Aston Medical School
- Type: Medical school
- Established: 2014
- Parent institution: Aston University
- Dean: Anthony Hilton
- Students: 700
- Location: Birmingham, West Midlands, England, United Kingdom 52°29′11″N 1°53′18″W﻿ / ﻿52.486438°N 1.888310°W
- Website: www.aston.ac.uk/aston-medical-school

= Aston Medical School =

Aston Medical School (AMS) is part of Aston University, located in the city centre of Birmingham, in the United Kingdom. It is the 34th medical school in the UK and 6th in the Midlands. It exists to train doctors and to promote medical research. Aston Medical School was conceived and led by the founder Professor Asif Ahmed, who was the inaugural Executive Dean and also served as the first Pro-Vice-Chancellor for Health. The current Dean of Aston Medical School is Professor Anthony Hilton.

== Course ==
The Bachelor of Medicine, Bachelor of Surgery (MB ChB) degree is a 5-year course. Phase I (the first two years) consist of learning through a systems based approach the structure and function of the human body. Teaching is generally delivered via traditional lectures, small group learning, and exposure to anatomical models and cadaveric specimens. Early clinical training is integrated into this phase with extensive clinical correlations, clinical skills teaching and community based general practice experience. Phase II (final three years) consists of predominantly hospital based training in the West Midlands region. Students will be offered the opportunity to undertake an integrated postgraduate certificate in Health Leadership as a student selected component of phase II.
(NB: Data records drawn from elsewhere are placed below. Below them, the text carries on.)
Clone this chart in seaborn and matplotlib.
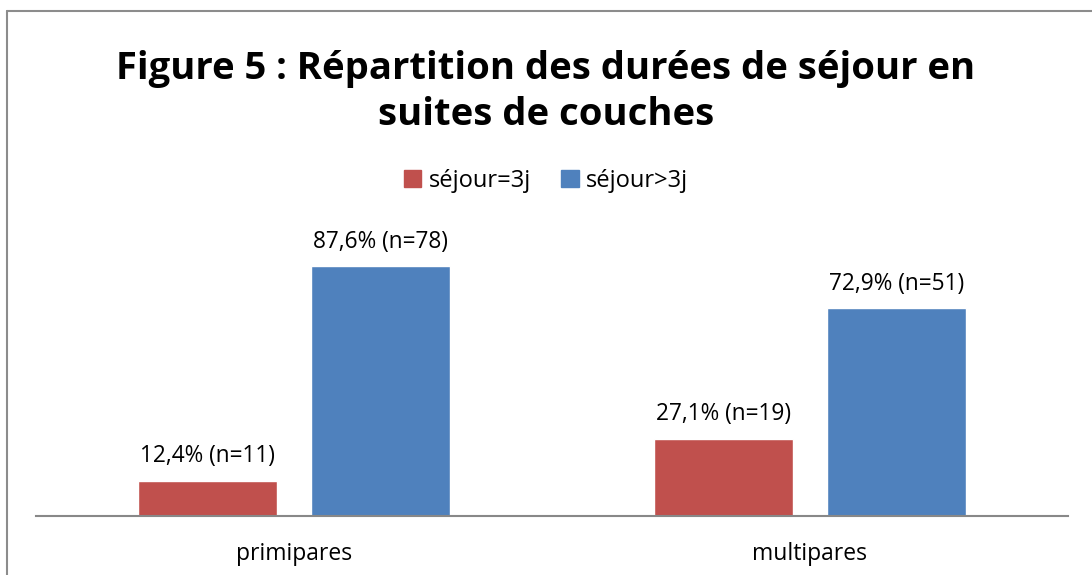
import matplotlib
matplotlib.use("Agg")
import matplotlib.pyplot as plt
import seaborn as sns
import pandas as pd
from matplotlib.patches import Rectangle
from matplotlib.lines import Line2D

categories = ["primipares", "multipares"]
series_names = ["séjour=3j", "séjour>3j"]
sejour_3j = [12.4, 27.1]
sejour_plus3j = [87.6, 72.9]
counts_3j = [11, 19]
counts_plus3j = [78, 51]
colors = ["#C0504D", "#4F81BD"]
title = "Figure 5 : Répartition des durées de séjour en\nsuites de couches"

sns.set_theme(style="white")
plt.rcParams['font.family'] = ['Open Sans', 'DejaVu Sans']
plt.rcParams['text.color'] = '#000000'

rows = []
for i, c in enumerate(categories):
    rows.append({"cat": c, "serie": series_names[0], "val": sejour_3j[i], "n": counts_3j[i]})
    rows.append({"cat": c, "serie": series_names[1], "val": sejour_plus3j[i], "n": counts_plus3j[i]})
df = pd.DataFrame(rows)

fig = plt.figure(figsize=(10.92, 5.75), dpi=100)
ax = fig.add_axes([36/1092, 59/575, 1032/1092, 285/575])

sns.barplot(data=df, x="cat", y="val", hue="serie", palette=colors,
            width=0.672, gap=0.2, ax=ax, legend=False, saturation=1)

ax.set_ylim(0, 100)
ax.set_xlim(-0.5, 1.5)
for s in ["top", "right", "left"]:
    ax.spines[s].set_visible(False)
ax.spines["bottom"].set_color("#888888")
ax.spines["bottom"].set_linewidth(1.5)
ax.set_yticks([])
ax.set_xlabel("")
ax.set_ylabel("")
ax.tick_params(axis="x", length=0, pad=19, labelsize=16.5, colors="#000000")

for container, vals, ns in zip(ax.containers, [sejour_3j, sejour_plus3j], [counts_3j, counts_plus3j]):
    labels = [f"{v:.1f}".replace(".", ",") + f"% (n={n})" for v, n in zip(vals, ns)]
    ax.bar_label(container, labels=labels, padding=9, fontsize=16.3, color="#000000")

fig.text(0.5, 1 - 92/575, title, ha="center", va="center", fontsize=27.5,
         fontweight="bold", linespacing=1.3, color="#000000")

handles = [Rectangle((0, 0), 1, 1, color=c) for c in colors]
fig.legend(handles, series_names, loc="center", bbox_to_anchor=(0.5, 1 - 181/575),
           ncol=2, frameon=False, fontsize=17, handlelength=0.75, handleheight=0.75,
           handletextpad=0.3, columnspacing=1.3, labelcolor="#000000")

# outer frame
fig.add_artist(Line2D([7/1092, 7/1092], [0, 1 - 11/575], transform=fig.transFigure,
                      color="#8c8c8c", linewidth=1.5))
fig.add_artist(Line2D([7/1092, 1], [1 - 11/575, 1 - 11/575], transform=fig.transFigure,
                      color="#8c8c8c", linewidth=1.5))

fig.savefig("out.png", dpi=100)
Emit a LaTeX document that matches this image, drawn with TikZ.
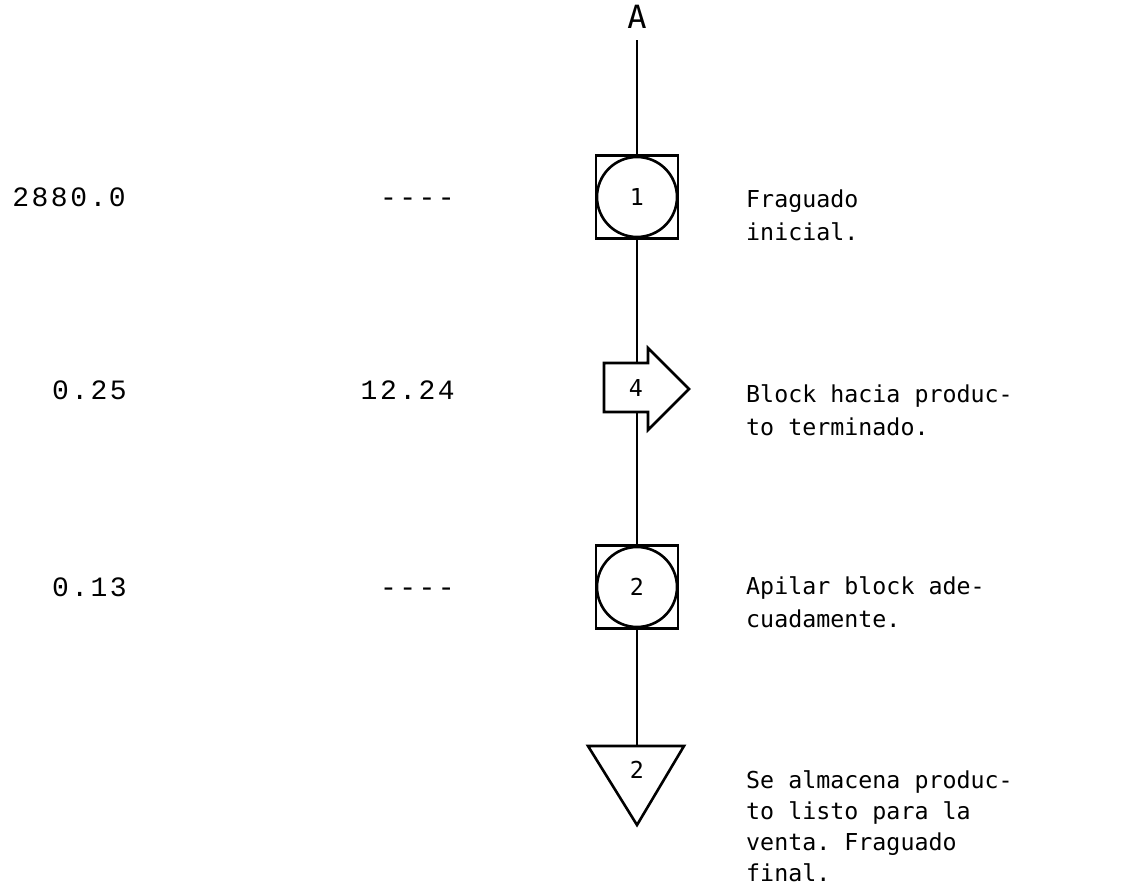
\documentclass[tikz,border=0pt]{standalone}
\usepackage{fontspec}
\newfontfamily\dotfont{DejaVu Sans Mono}
\newfontfamily\numfont[LetterSpace=9]{Liberation Mono}
\tikzset{
  dot/.style={font=\dotfont\fontsize{23.3}{33}\selectfont, inner sep=0pt},
  num/.style={font=\numfont\fontsize{28}{30}\selectfont, inner sep=0pt, anchor=base east},
  desc/.style={dot, anchor=base west},
  sqbox/.style={draw, minimum width=82pt, minimum height=83pt, inner sep=0pt},
  circ/.style={draw, circle, minimum size=80pt, inner sep=0pt, dot},
  flow/.style={line width=2.4pt},
  shp/.style={line width=2.6pt, line join=miter}
}
\begin{document}
\frenchspacing
\begin{tikzpicture}[x=1pt,y=-1pt]
\useasboundingbox (0,0) rectangle (1125,886);
% top label
\node[dot, font=\dotfont\fontsize{32}{34}\selectfont] (A) at (637,17) {A};
\coordinate (top) at (637,40);
% operation 1
\node[sqbox, shp] (s1) at (637,197) {};
\node[circ, shp] (c1) at (637,197) {1};
% transport 4
\coordinate (a4top) at (637,363);
\coordinate (a4bot) at (637,412);
\draw[shp] (604,363) -- (648,363) -- (648,348) -- (689,389) -- (648,430) -- (648,412) -- (604,412) -- cycle;
\node[dot] (t4) at (636,388) {4};
% operation 2
\node[sqbox, shp] (s2) at (637,587) {};
\node[circ, shp] (c2) at (637,587) {2};
% storage 2
\coordinate (tri) at (637,746);
\draw[shp] (588,746) -- (684,746) -- (637,825) -- cycle;
\node[dot] (t2) at (637,770) {2};
% connectors
\draw[flow] (top) -- (s1.north);
\draw[flow] (s1.south) -- (a4top);
\draw[flow] (a4bot) -- (s2.north);
\draw[flow] (s2.south) -- (tri);
% left columns
\node[num] (n1) at (126,206) {2880.0};
\node[num] (m1) at (455,206) {----};
\node[num] (n2) at (127,399) {0.25};
\node[num] (m2) at (455,399) {12.24};
\node[num] (n3) at (127,596) {0.13};
\node[num] (m3) at (455,596) {----};
% descriptions
\node[desc] (d1) at (746,207) {\parbox[t]{330pt}{Fraguado\\inicial.}};
\node[desc] (d2) at (746,402) {\parbox[t]{330pt}{Block hacia produc-\\to terminado.}};
\node[desc] (d3) at (746,594) {\parbox[t]{330pt}{Apilar block ade-\\cuadamente.}};
\node[desc, font=\dotfont\fontsize{23.3}{31}\selectfont] (d4) at (746,788) {\parbox[t]{330pt}{Se almacena produc-\\to listo para la\\venta. Fraguado\\final.}};
\end{tikzpicture}
\end{document}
Aston Medical School will also offer various research options for postgraduate students.

== Admissions ==
From September 2015 Aston Medical School took PhD students into Aston Medical Research Institute (AMRI). In September 2016, Aston Medical School started a taught MSc course in Surgery for Specialist Registrars which coincided with Aston's 50th Anniversary. The first undergraduate MBChB students commenced studies in September 2018, following approval of its programme by the General Medical Council which regulates the medical profession in the United Kingdom.

Aston Medical School has been fully accredited in 2023 after the first batch of medical students graduated.

== Research ==

Aston Medical Research Institute (AMRI) is the Translational Medicine arm of Aston University and brings together all five schools with a distinct focus: to rapidly develop new and affordable medical therapies and diagnostics for global use with relative ease. In the first instance, AMS researchers are focused on the areas of cardiology, obstetrics and regenerative medicine. A number of Early Career Researchers from the USA have joined AMRI and AMS on Marie Curie Fellowships. The ACALM Study Unit founded by Rahul Potluri is in collaboration with Aston Medical School and has undertaken notable research.